President Trump’s proposal to “take over” the Gaza Strip and rebuild it into what he called the “Riviera of the Middle East” has been widely reported and has predictably set off a fierce debate in capitals and on cable. The idea — that the United States would supervise clearing rubble, dismantling weapons, and remaking the territory — is bold, unprecedented, and raises immediate questions about authority, costs, and who would actually live there.
Even administration allies admit the plan is not simple paperwork; it contemplates resettlement options and, in some formulations, the possibility of U.S. troops providing security during reconstruction.
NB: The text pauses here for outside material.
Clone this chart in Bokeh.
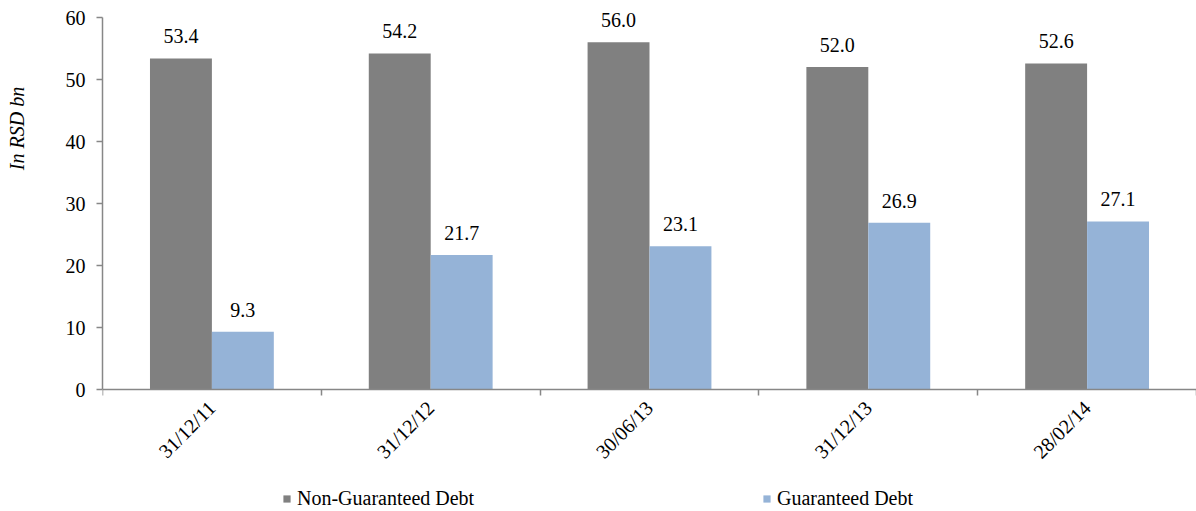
import math
from bokeh.plotting import figure
from bokeh.models import (ColumnDataSource, Range1d, FixedTicker, Legend, LegendItem)
from bokeh.core.properties import value
from bokeh.embed import file_html
from bokeh.resources import INLINE

# ---- data ----
dates = ["31/12/11", "31/12/12", "30/06/13", "31/12/13", "28/02/14"]
non_guaranteed = [53.4, 54.2, 56.0, 52.0, 52.6]
guaranteed = [9.3, 21.7, 23.1, 26.9, 27.1]
y_ticks = [0, 10, 20, 30, 40, 50, 60]
series_names = ["Non-Guaranteed Debt", "Guaranteed Debt"]
y_title = "In RSD bn"

FONT = "Liberation Serif"
FS = "20px"
GRAY = "#808080"
BLUE = "#95B3D7"
AXIS = "#878787"
BW = 0.566  # bar width in x units (category bin = 2 units)

# layout: value axis spans 17px..389px; the frame covers the whole figure height
W, H = 1196, 511
TOP, ZERO_PX = 17, 389
ymax = y_ticks[-1]
per_px = ymax / (ZERO_PX - TOP)
y_lo = -(H - ZERO_PX) * per_px
y_hi = ymax + TOP * per_px

centers = [2 * i + 1 for i in range(len(dates))]
src_ng = ColumnDataSource(dict(
    x=[c - BW / 2 for c in centers], top=non_guaranteed,
    lab=[f"{v:.1f}" for v in non_guaranteed]))
src_g = ColumnDataSource(dict(
    x=[c + BW / 2 for c in centers], top=guaranteed,
    lab=[f"{v:.1f}" for v in guaranteed]))

p = figure(width=W, height=H, output_backend="svg", toolbar_location=None,
           x_range=Range1d(0, 2 * len(dates)), y_range=Range1d(y_lo, y_hi),
           min_border_left=102, min_border_right=0, min_border_top=0, min_border_bottom=0)
p.outline_line_color = None
p.xgrid.visible = False
p.ygrid.visible = False
p.background_fill_color = "white"

r_ng = p.vbar(x="x", top="top", width=BW, bottom=0, source=src_ng,
              fill_color=GRAY, line_color=None)
r_g = p.vbar(x="x", top="top", width=BW, bottom=0, source=src_g,
             fill_color=BLUE, line_color=None)

for src in (src_ng, src_g):
    p.text(x="x", y="top", text="lab", source=src, text_align="center",
           text_baseline="alphabetic", y_offset=-22,
           text_font=value(FONT), text_font_size=FS, text_color="black")

# x axis (drawn at y = 0)
xa = p.xaxis[0]
xa.fixed_location = 0
xa.ticker = FixedTicker(ticks=centers, minor_ticks=list(range(0, 2 * len(dates) + 1, 2)))
xa.major_label_overrides = {c: d for c, d in zip(centers, dates)}
xa.major_tick_out = 0
xa.major_tick_in = 0
xa.minor_tick_out = 6
xa.minor_tick_in = 0
xa.minor_tick_line_color = AXIS
xa.minor_tick_line_width = 1.5
xa.axis_line_color = AXIS
xa.axis_line_width = 1.5
xa.major_label_orientation = math.pi / 4
xa.major_label_standoff = 9
xa.major_label_text_font = FONT
xa.major_label_text_font_size = FS
xa.major_label_text_color = "black"

# y axis (line limited to 0..60)
ya = p.yaxis[0]
ya.bounds = (0, ymax)
ya.ticker = FixedTicker(ticks=y_ticks, minor_ticks=[])
ya.major_tick_out = 6
ya.major_tick_in = 0
ya.minor_tick_out = 0
ya.minor_tick_in = 0
ya.major_tick_line_color = AXIS
ya.major_tick_line_width = 1.5
ya.axis_line_color = AXIS
ya.axis_line_width = 1.5
ya.major_label_standoff = 11
ya.major_label_text_font = FONT
ya.major_label_text_font_size = FS
ya.major_label_text_color = "black"
ya.axis_label = "\u00a0" * 51 + y_title
ya.axis_label_standoff = 35
ya.axis_label_text_font = FONT
ya.axis_label_text_font_size = FS
ya.axis_label_text_font_style = "italic"
ya.axis_label_text_color = "black"

legend = Legend(items=[LegendItem(label=series_names[0], renderers=[r_ng]),
                       LegendItem(label=series_names[1], renderers=[r_g])],
                orientation="horizontal", location=(180, 1),
                glyph_width=9, glyph_height=9, label_standoff=6, spacing=226, label_width=239,
                padding=0, margin=0, border_line_color=None, background_fill_alpha=0,
                label_text_font=FONT, label_text_font_size=FS, label_text_color="black")
p.add_layout(legend, "center")

open("out.html", "w").write(file_html(p, INLINE))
That prospect should alarm any American who remembers the forever wars and the hollow promises that followed them — our priority must be American security, not nation-building experiments that swallow billions and yield instability.
Beyond logistics, the blueprint for Gaza’s future — the so-called GREAT Trust and related proposals — reveals a dangerous mix of corporate optimism and geopolitical wishful thinking that would effectively engineer a forced demographic change under the guise of “voluntary” relocation. Critics across the globe have rightly warned that what is dressed up as a development prospectus smells dangerously like dispossession unless Palestinians are full partners in any plan — and Arab governments are not lining up to take responsibility.
On the ground reality should be the deciding factor. Israeli officials and security experts on Higbie’s show stressed that Gaza has been radically transformed by decades of Islamist indoctrination and terror infrastructure, and that leaving the territory to its own devices without rigorous security controls would be a recipe for future slaughter. If Gazans cannot or will not dismantle the terror networks and cultural drivers of extremism, Americans should refuse to bankroll a reconstruction that simply builds nicer rockets and mortar positions.
There is, however, a narrow path for America to lead without being sucked into empire-building: support Israel’s security, pressure friendly Arab states to contribute money and resettlement solutions, and insist that any reconstruction be tied to complete demilitarization and durable local reform. Recent reports that phase one of a ceasefire and hostage exchanges tied to the broader Trump plan have moved forward underscore the urgency of getting this right — not for global virtue signaling, but to protect American lives and taxpayers.
Hardworking Americans who pay the bills deserve commonsense foreign policy: stand with our ally Israel, demand that our partners carry their share, and say no to open-ended U.S. occupation or reconstruction projects that have historically failed. If Washington wants to lead, let it be with muscle, clarity of purpose, and an ironclad guarantee that American soldiers and dollars are not squandered rebuilding the same failed political structures that produced terror in the first place.